### TASK TO COMPLETE
Restate the full listing word for word and leave the pictures out.

### DATA SUPPLIED
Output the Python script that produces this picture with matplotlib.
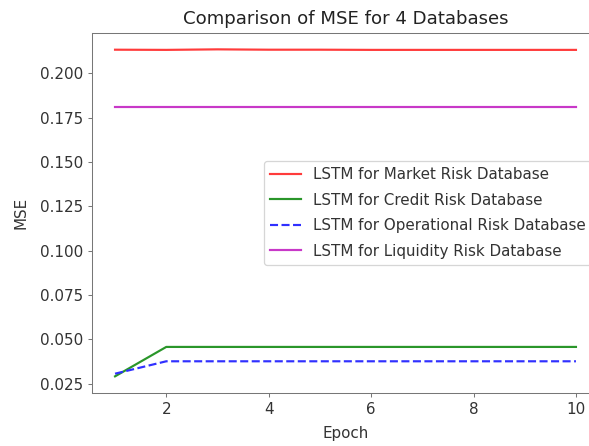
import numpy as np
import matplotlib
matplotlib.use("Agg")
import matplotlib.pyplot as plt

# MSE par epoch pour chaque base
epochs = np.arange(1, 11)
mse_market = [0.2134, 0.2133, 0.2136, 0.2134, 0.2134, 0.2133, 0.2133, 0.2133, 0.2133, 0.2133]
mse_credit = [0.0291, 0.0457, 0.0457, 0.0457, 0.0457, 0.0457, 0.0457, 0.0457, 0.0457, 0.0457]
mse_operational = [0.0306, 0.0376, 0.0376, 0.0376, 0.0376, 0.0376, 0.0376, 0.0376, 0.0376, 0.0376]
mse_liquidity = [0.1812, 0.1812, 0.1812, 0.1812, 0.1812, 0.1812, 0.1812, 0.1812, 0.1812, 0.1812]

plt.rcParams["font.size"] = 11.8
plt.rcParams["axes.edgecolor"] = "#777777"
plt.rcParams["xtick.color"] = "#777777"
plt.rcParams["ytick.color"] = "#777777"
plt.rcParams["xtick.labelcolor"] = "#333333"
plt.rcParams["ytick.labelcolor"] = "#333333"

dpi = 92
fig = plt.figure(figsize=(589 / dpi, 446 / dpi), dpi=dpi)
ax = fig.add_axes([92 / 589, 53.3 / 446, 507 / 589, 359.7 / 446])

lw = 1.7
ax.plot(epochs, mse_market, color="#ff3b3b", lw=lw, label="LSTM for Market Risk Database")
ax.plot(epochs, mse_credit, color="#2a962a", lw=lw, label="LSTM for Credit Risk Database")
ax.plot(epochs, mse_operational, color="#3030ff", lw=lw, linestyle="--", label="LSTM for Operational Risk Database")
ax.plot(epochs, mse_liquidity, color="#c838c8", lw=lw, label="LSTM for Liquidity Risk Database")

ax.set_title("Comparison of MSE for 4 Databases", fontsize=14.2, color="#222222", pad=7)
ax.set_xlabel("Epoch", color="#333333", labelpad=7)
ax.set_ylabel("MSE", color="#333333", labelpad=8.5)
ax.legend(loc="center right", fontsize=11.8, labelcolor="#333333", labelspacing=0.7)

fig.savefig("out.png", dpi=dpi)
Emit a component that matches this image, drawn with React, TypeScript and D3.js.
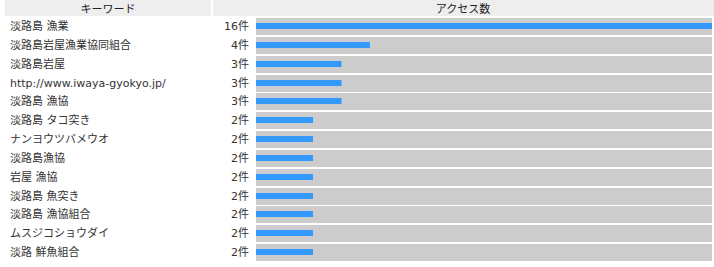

### TASK SOLUTION
Output the Python script that produces this picture with matplotlib.
import numpy as np
import matplotlib
matplotlib.use("Agg")
import matplotlib.pyplot as plt

# MSE par epoch pour chaque base
epochs = np.arange(1, 11)
mse_market = [0.2134, 0.2133, 0.2136, 0.2134, 0.2134, 0.2133, 0.2133, 0.2133, 0.2133, 0.2133]
mse_credit = [0.0291, 0.0457, 0.0457, 0.0457, 0.0457, 0.0457, 0.0457, 0.0457, 0.0457, 0.0457]
mse_operational = [0.0306, 0.0376, 0.0376, 0.0376, 0.0376, 0.0376, 0.0376, 0.0376, 0.0376, 0.0376]
mse_liquidity = [0.1812, 0.1812, 0.1812, 0.1812, 0.1812, 0.1812, 0.1812, 0.1812, 0.1812, 0.1812]

plt.rcParams["font.size"] = 11.8
plt.rcParams["axes.edgecolor"] = "#777777"
plt.rcParams["xtick.color"] = "#777777"
plt.rcParams["ytick.color"] = "#777777"
plt.rcParams["xtick.labelcolor"] = "#333333"
plt.rcParams["ytick.labelcolor"] = "#333333"

dpi = 92
fig = plt.figure(figsize=(589 / dpi, 446 / dpi), dpi=dpi)
ax = fig.add_axes([92 / 589, 53.3 / 446, 507 / 589, 359.7 / 446])

lw = 1.7
ax.plot(epochs, mse_market, color="#ff3b3b", lw=lw, label="LSTM for Market Risk Database")
ax.plot(epochs, mse_credit, color="#2a962a", lw=lw, label="LSTM for Credit Risk Database")
ax.plot(epochs, mse_operational, color="#3030ff", lw=lw, linestyle="--", label="LSTM for Operational Risk Database")
ax.plot(epochs, mse_liquidity, color="#c838c8", lw=lw, label="LSTM for Liquidity Risk Database")

ax.set_title("Comparison of MSE for 4 Databases", fontsize=14.2, color="#222222", pad=7)
ax.set_xlabel("Epoch", color="#333333", labelpad=7)
ax.set_ylabel("MSE", color="#333333", labelpad=8.5)
ax.legend(loc="center right", fontsize=11.8, labelcolor="#333333", labelspacing=0.7)

fig.savefig("out.png", dpi=dpi)
Emit a component that matches this image, drawn with React, TypeScript and D3.js.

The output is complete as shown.